The Serengeti savannahs with their open country and grasslands support a healthy cheetah population.  Cheetahs face increasing pressure from humans and land encroachment – with between 9,000 to 12,000 left in the world.  You’ll be scouting for cheetah in one of the two remaining cheetah strongholds in the world:  the Mara/Serengeti ecosystem.  (The other significant cheetah population is in Namibia and Botswana.)  The Serengeti cheetah population is threatened by a lack of genetic variation, making them susceptible to disease and decreasing reproduction.  Still, there have been many cub births in the Serengeti cheetah populations.  Look carefully around the termite mounts as they are popular hiding places for the Mara cheetah.    
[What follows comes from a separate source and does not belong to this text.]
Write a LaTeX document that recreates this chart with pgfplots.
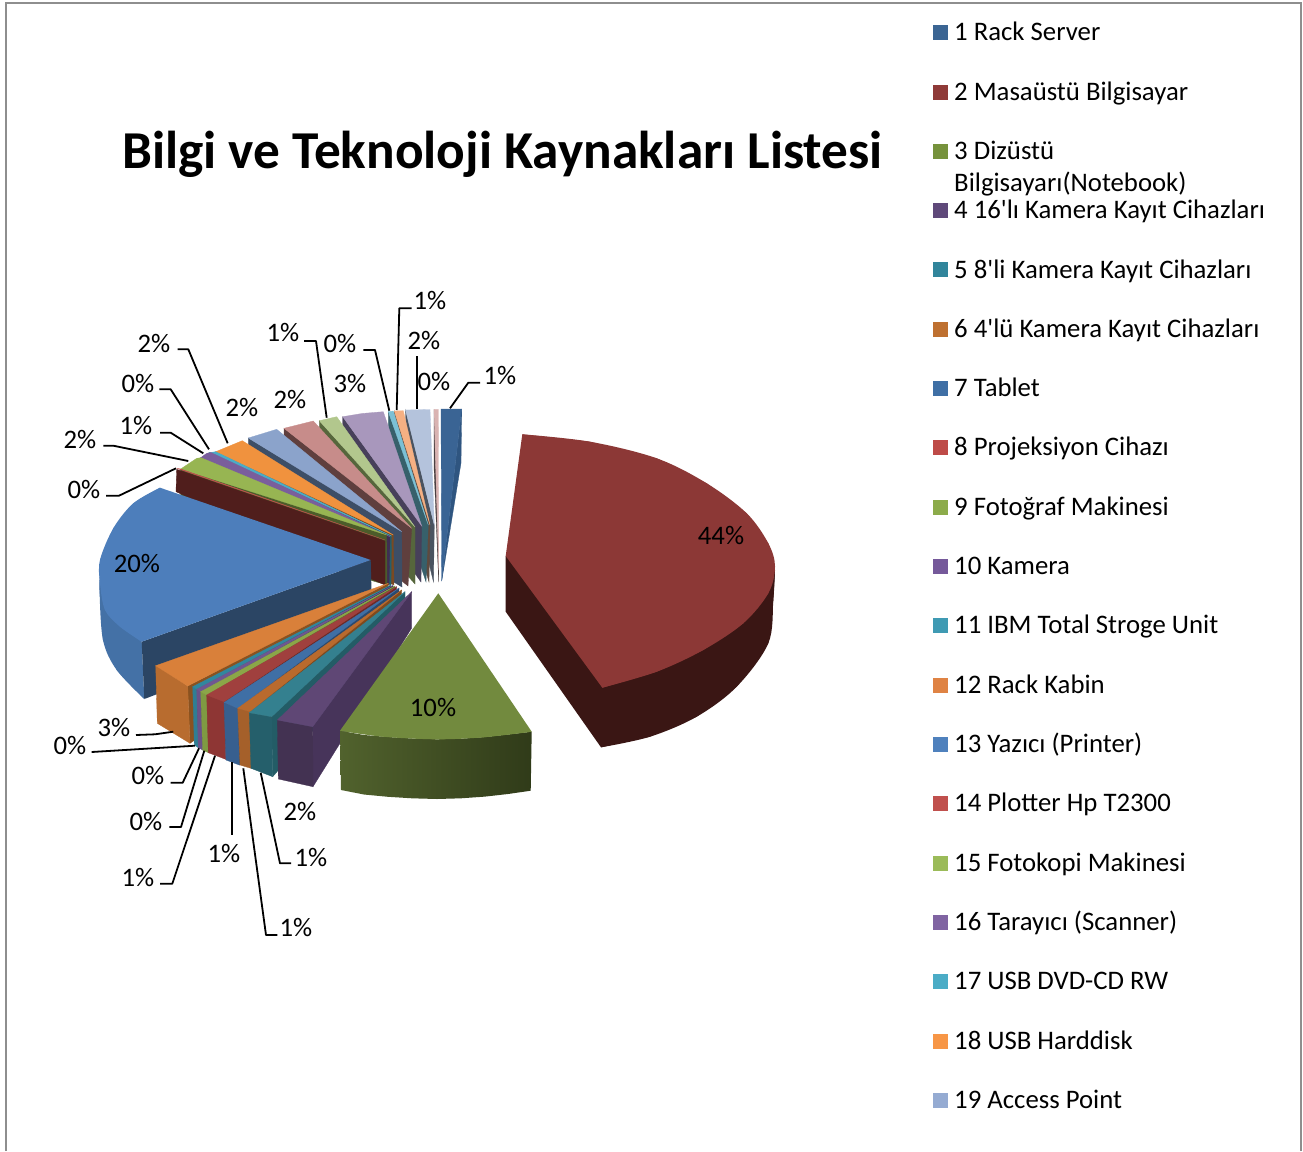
\documentclass[border=0pt]{standalone}
\usepackage{pgfplots}
\pgfplotsset{compat=1.18}
\usepackage{fontspec}
\setmainfont{Carlito}
\definecolor{frame}{HTML}{8E8E8E}
\definecolor{gl}{HTML}{51622D}
\definecolor{gr}{HTML}{303B19}
\newcommand{\pctl}[3]{\node[anchor=center,inner sep=0pt,font=\fontsize{26.7}{30}\selectfont] at (axis cs:#1,#2) {#3\%};}
\newcommand{\lgd}[2]{\node[anchor=base west,inner sep=0pt,yshift=-0.5pt,font=\fontsize{26.75}{30}\selectfont] at (axis cs:954,#1) {#2};}
\newcommand{\polyf}[2]{\definecolor{c#1}{HTML}{#1}\addplot[draw=none,fill=c#1,line width=0pt,forget plot] coordinates {#2} --cycle;}
\newcommand{\shd}[2]{\definecolor{c#1}{HTML}{#1}\addplot[draw=c#1,line width=0.3pt,fill=c#1,forget plot] coordinates {#2} --cycle;}
\newcommand{\capf}[2]{\definecolor{c#1}{HTML}{#1}\addplot[draw=none,fill=c#1,smooth,tension=0.55,forget plot] coordinates {#2};}
\newcommand{\leadl}[1]{\addplot[black,line width=1.8pt,forget plot,line join=round] coordinates {#1};}
\begin{document}
\begin{tikzpicture}
\begin{axis}[scale only axis,width=1303pt,height=1151pt,xmin=0,xmax=1303,ymin=0,ymax=1151,y dir=reverse,axis lines=none,clip=true]
\polyf{FFFFFF}{(0,0)(1303,0)(1303,1151)(0,1151)}
\addplot[frame,line width=2pt,forget plot] coordinates {(6,1151)(6,3)(1301,3)(1301,1151)};

% Slice 1
\shd{2F5580}{(461.7,409)(461,463)(441.7,581)}
\shd{3A6494}{(441,409)(461.7,409)(441.7,581)}
% Slice 26
\shd{4A3F40}{(434,409.3)(434,467)(438.7,582)(438.7,570)}
\shd{D9B3B2}{(434,409.3)(438.3,409.3)(438.7,570)}
% Slice 25
\shd{4A5360}{(405.5,410)(405.5,467)(433.5,582)(434.3,525)}
\shd{B4C3DC}{(405.5,410)(430,409.5)(434.3,525)}
% Slice 24
\shd{5F4A3E}{(394.3,411)(394.3,468)(429,582)(430,525)}
\shd{F5B083}{(394.3,411)(403.3,410.7)(430,525)}
% Slice 23
\shd{37606B}{(388.3,411.7)(388.3,468)(426,582)(428.3,525)}
\shd{7BC0D5}{(388.3,411.7)(393.3,411)(428.3,525)}
% Slice 22
\shd{47405A}{(342.7,416.7)(342.7,473)(421,582)(421.7,526)}
\shd{A897BC}{(342.7,416.7)(362,413.5)(383.3,411.7)(421.7,526)}
% Slice 21
\shd{56663C}{(319.3,420.7)(319.3,477)(415,584)(415,527)}
\shd{B2C78D}{(319.3,420.7)(336.7,416.7)(415,527)}
% Slice 20
\shd{5F3F3E}{(284,428.3)(284,485)(408,586)(411.7,528.3)}
\shd{C78C8A}{(284,428.3)(313.3,421)(411.7,528.3)}
% Slice 19
\shd{3D4E66}{(248.3,438)(248.3,495)(402,587)(401.7,531.7)}
\shd{8BA3CB}{(248.3,438)(276.7,429.3)(401.7,531.7)}
% Slice 18
\shd{7A4A22}{(215.7,451.7)(215.7,508)(394,585)(393.3,535)}
\shd{F0923E}{(215.7,451.7)(242.3,440.7)(393.3,535)}
% Slice 17
\shd{255F6B}{(209,452.5)(209,510)(391,585)(391.5,536)}
\shd{4BACC6}{(209,452.5)(211.7,452.3)(215.7,451.7)(391.5,536)}
% Slice 16
\shd{3F2E52}{(200.7,457.7)(200.7,515)(389,585)(390,536.7)}
\shd{7A5E9C}{(200.7,457.7)(206.7,453.3)(211,452.5)(390,536.7)}
% Slice 15
\shd{4C5C2A}{(180.7,469)(180.7,525)(387,585)(386.7,535)}
\shd{97B552}{(180.7,469)(196.7,458.3)(201,457.7)(386.7,535)}
% Slice 14
\shd{501E1C}{(176.7,469.3)(385,541)(385,585)(176,491.7)}
\shd{C0504D}{(176.7,468.3)(180.7,469)(385,540)}

% Slice 13 (20%)
\capf{4471A6}{(100,575)(99.5,590)(103,640)(116.7,670)(144.3,699)}
\polyf{4471A6}{(100,575)(99.5,590)(103,640)(116.7,670)(144.3,699)(141.7,641.7)}
\polyf{2B4564}{(370.7,560)(141.7,641.7)(144.3,699)(372,612)}
\capf{4D7EBB}{(160,487.7)(133.3,503.3)(113.3,528.3)(100,560)(100,583)(105,610)(120,626.7)(141.7,641.7)}
\polyf{4D7EBB}{(160,487.7)(133.3,503.3)(113.3,528.3)(100,560)(100,583)(105,610)(120,626.7)(141.7,641.7)(370.7,560)}

% Slice 12
\shd{8A5220}{(187.7,686)(388.3,583.3)(388.3,608)(190,743.3)}
\shd{B86C2F}{(155.7,665.7)(187.7,686)(190,743.3)(157.3,723.3)}
\shd{D9803A}{(155.7,665.7)(187.7,686)(388.3,583.3)}
% Slice 11
\shd{245E6E}{(196.7,689.3)(391,585)(391,610)(198.3,747.7)}
\shd{2F7E94}{(192.7,686.7)(196.7,689.3)(198.3,747.7)(194.3,745)}
\shd{31879E}{(192.7,686.7)(196.7,689.3)(391,585)}
% Slice 10
\shd{4A3860}{(200.7,691.7)(393,585.5)(393,610)(202.7,750)}
\shd{6A5288}{(196.7,689.3)(200.7,691.7)(202.7,750)(198.3,747.7)}
\shd{6F5791}{(196.7,689.3)(200.7,691.7)(393,585.5)}
% Slice 9
\shd{5F7030}{(206.7,695)(395,586)(395,611)(208.3,752.7)}
\shd{7F9A42}{(200.7,691.7)(206.7,695)(208.3,752.7)(202.7,750)}
\shd{8BA648}{(200.7,691.7)(206.7,695)(395,586)}
% Slice 8
\shd{6E2A28}{(224,701.7)(396.7,586.7)(396.7,612)(225.7,759.3)}
\shd{8E3634}{(206.7,695)(224,701.7)(225.7,759.3)(208.3,752.7)}
\shd{A0403E}{(206.7,695)(224,701.7)(396.7,586.7)}
% Slice 7
\shd{2A4A70}{(237.7,708.3)(399,588)(399,613)(239.3,765)}
\shd{375F8F}{(224,703)(237.7,708.3)(239.3,765)(226,760)}
\shd{3F6FA5}{(224,702.5)(237.7,708.3)(399,588)}
% Slice 6
\shd{7F4A1E}{(250,711.7)(401.7,590)(401.7,615)(251,768.3)}
\shd{A5602A}{(237.7,708.3)(250,711.7)(251,768.3)(240,765)}
\shd{B96A2D}{(237.7,708.3)(250,711.7)(401.7,590)}
% Slice 5
\shd{235C66}{(271.7,716.7)(405,591.7)(405,625)(272.7,776.7)}
\shd{255F6B}{(249.3,712.7)(271.7,716.7)(272.7,776.7)(251,768.3)}
\shd{34808F}{(249.3,712.7)(271.7,716.7)(405,591.7)}
% Slice 4
\shd{47345A}{(312.7,726.7)(411.7,591.7)(411.7,628)(313,786.7)}
\shd{433252}{(277.3,720)(312.7,726.7)(313,786.7)(278.3,779)}
\shd{5F4775}{(277.3,720)(312.7,726.7)(411.7,591.7)}

% Slice 3 (10%)
\addplot[draw=none,left color=gl,right color=gr,forget plot] coordinates {(340,730.7)(364,735)(388,737)(412,738.5)(437,739.3)(461,738.7)(485,737)(508,734.5)(531.7,731.7)(530.7,790.7)(508,794)(485,796.6)(461,798.3)(437,799)(412,798.3)(388,796.8)(364,794.5)(341,790)} --cycle;
\capf{728A3E}{(340,730.7)(383.3,736.7)(436.7,739.3)(483.3,737.3)(531.7,731.7)}
\polyf{728A3E}{(438.3,593.3)(340,730.7)(383.3,736.7)(436.7,739.3)(483.3,737.3)(531.7,731.7)}

% Slice 2 (44%)
\capf{3A1614}{(775,570)(773.3,600)(768.3,643.3)(736.7,686.7)(696.7,716.7)(650,736.7)(601,747.3)}
\polyf{3A1614}{(505.7,556)(505.7,611.7)(601,747.3)(650,736.7)(696.7,716.7)(736.7,686.7)(768.3,643.3)(773.3,600)(775,570)}
\capf{8C3836}{(522.3,434.3)(590,441.7)(656.7,458.3)(706.7,483.3)(746.7,513.3)(768.3,543.3)(775,566.7)(768.3,593.3)(743.3,623.3)(703.3,650)(656.7,671.7)(602.3,687.7)}
\polyf{8C3836}{(505.7,556)(522.3,434.3)(590,441.7)(656.7,458.3)(706.7,483.3)(746.7,513.3)(768.3,543.3)(775,566.7)(768.3,593.3)(743.3,623.3)(703.3,650)(656.7,671.7)(602.3,687.7)}

% Leader lines
\leadl{(450,408.3)(468.3,382.7)(480,382.7)}
\leadl{(417,409)(417,356)}
\leadl{(396.7,410)(399.3,308.3)(411.7,308.3)}
\leadl{(389.3,410.7)(375,350)(363.3,350)}
\leadl{(326.7,417.7)(316,341)(304,341)}
\leadl{(227.7,443.3)(188.3,349.3)(177.7,349.3)}
\leadl{(209,449.3)(170.7,389.3)(159.3,389.3)}
\leadl{(203.3,453.3)(170.7,432.7)(160,432.7)}
\leadl{(188.3,461)(113.3,445.7)(103.3,445.7)}
\leadl{(176,468.3)(119,495.7)(106,495.7)}
\leadl{(173.3,731.7)(155,734.3)(136,735)}
\leadl{(195,745.7)(91.7,752)}
\leadl{(199,748.3)(182.7,782.7)(170.7,782.7)}
\leadl{(204.3,750.7)(181,827)(169.3,827)}
\leadl{(215,755.7)(172.3,883.7)(160,883.7)}
\leadl{(231.7,762.3)(231.7,835)}
\leadl{(243.3,768.3)(266,935)(277.3,935)}
\leadl{(260.7,772.7)(280,863.3)(291,863.3)}

% Legend keys
\polyf{3B6593}{(933,25)(948,25)(948,40)(933,40)}
\polyf{8F3A38}{(933,85)(948,85)(948,100)(933,100)}
\polyf{76923C}{(933,144)(948,144)(948,159)(933,159)}
\polyf{5F497A}{(933,203)(948,203)(948,218)(933,218)}
\polyf{31859B}{(933,262)(948,262)(948,277)(933,277)}
\polyf{BE7030}{(933,322)(948,322)(948,337)(933,337)}
\polyf{3F6FA5}{(933,381)(948,381)(948,396)(933,396)}
\polyf{BE4B48}{(933,440)(948,440)(948,455)(933,455)}
\polyf{8CAB4A}{(933,500)(948,500)(948,515)(933,515)}
\polyf{75599A}{(933,559)(948,559)(948,574)(933,574)}
\polyf{3F9AB3}{(933,618)(948,618)(948,633)(933,633)}
\polyf{DF8344}{(933,678)(948,678)(948,693)(933,693)}
\polyf{4F81BD}{(933,737)(948,737)(948,752)(933,752)}
\polyf{C0504D}{(933,796)(948,796)(948,811)(933,811)}
\polyf{9BBB59}{(933,856)(948,856)(948,871)(933,871)}
\polyf{8064A2}{(933,915)(948,915)(948,930)(933,930)}
\polyf{4BACC6}{(933,974)(948,974)(948,989)(933,989)}
\polyf{F79646}{(933,1034)(948,1034)(948,1049)(933,1049)}
\polyf{95ABD2}{(933,1093)(948,1093)(948,1108)(933,1108)}

% Title and text
\node[anchor=base west,inner sep=0pt,font=\fontsize{53.3}{60}\bfseries\selectfont] at (axis cs:122,168) {Bilgi ve Teknoloji Kaynakları Listesi};
\lgd{40}{1 Rack Server}
\lgd{100}{2 Masaüstü Bilgisayar}
\lgd{159}{3 Dizüstü}
\lgd{191}{Bilgisayarı(Notebook)}
\lgd{218}{4 16\textquotesingle lı Kamera Kayıt Cihazları}
\lgd{278}{5 8\textquotesingle li Kamera Kayıt Cihazları}
\lgd{337}{6 4\textquotesingle lü Kamera Kayıt Cihazları}
\lgd{396}{7 Tablet}
\lgd{455}{8 Projeksiyon Cihazı}
\lgd{515}{9 Fotoğraf Makinesi}
\lgd{574}{10 Kamera}
\lgd{633}{11 IBM Total Stroge Unit}
\lgd{693}{12 Rack Kabin}
\lgd{752}{13 Yazıcı (Printer)}
\lgd{811}{14 Plotter Hp T2300}
\lgd{871}{15 Fotokopi Makinesi}
\lgd{930}{16 Tarayıcı (Scanner)}
\lgd{989}{17 USB DVD-CD RW}
\lgd{1049}{18 USB Harddisk}
\lgd{1108}{19 Access Point}

\pctl{721}{535}{44}
\pctl{137}{563}{20}
\pctl{433}{707}{10}
\pctl{500}{375.5}{1}
\pctl{424}{340.5}{2}
\pctl{434}{381.5}{0}
\pctl{430}{301}{1}
\pctl{340}{343.5}{0}
\pctl{350}{383.5}{3}
\pctl{283}{332}{1}
\pctl{290}{399.5}{2}
\pctl{242}{407.5}{2}
\pctl{154}{343}{2}
\pctl{138}{383.5}{0}
\pctl{136}{425.5}{1}
\pctl{80}{439.5}{2}
\pctl{84}{489.5}{0}
\pctl{114}{727.5}{3}
\pctl{70}{745.5}{0}
\pctl{148}{775.5}{0}
\pctl{146}{821.5}{0}
\pctl{138}{877.5}{1}
\pctl{224}{853}{1}
\pctl{296}{927.5}{1}
\pctl{311}{857.5}{1}
\pctl{300}{811.5}{2}
\end{axis}
\end{tikzpicture}
\end{document}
Wildlife populations double during the migration season, but that still means that resident wildlife populations are some of the most dense on the African continent and include substantial populations of plains game, including buffalo, giraffe, and warthog, as well as a wide range of antelope species, including dik dik, bushbuck, waterbuck, eland, impala, and topi.   
      
Sundowners, dinner, and overnight at Kati Kati Camp.

Day 9
Ngorongoro Farm House
Ngorongoro Conservation Area   
Breakfast at Kati Kati Camp. This morning we will drive eastward back toward Ngorongoro Conservation Area with a late afternoon arrival at Ngorongoro Farm House. Note the changes in vegetation as you begin the climb up the slopes of the Ngorongoro Crater.  The savannahs disappear into lush, more tropical vegetation, including coffee plantations.    

Relaxing in the late afternoon while you enjoy activities at Ngorongoro Farm House as you choose.  Let your guide know your preference and he will make arrangements for you with Ngorongoro Farm House for:

Village Walk
Watching Farm Chores
Afternoon Tea
Coffee Roasting
Investigating Medicinal Plants
Watching Makonde Wood Carving
    
Dinner and overnight at Ngorongoro Farm House.

Day 10
Arumeru River Lodge
Arusha   
Breakfast at Ngorongoro Farm House. Begin your journey back to Arusha arriving in the early afternoon for lunch at Shanga River House. Learn more about the great work being done by Shanga Project @ www.shanga.org. Check in to a day room at Arumeru River Lodge followed by shopping for craft items or sightseeing in Arusha town. Perhaps you would just like to relax, swim, shower, and pack for your international flight.  Dinner at Arumeru Lodge.  Pick up for transport to your international flight at Kilimanjaro Airport.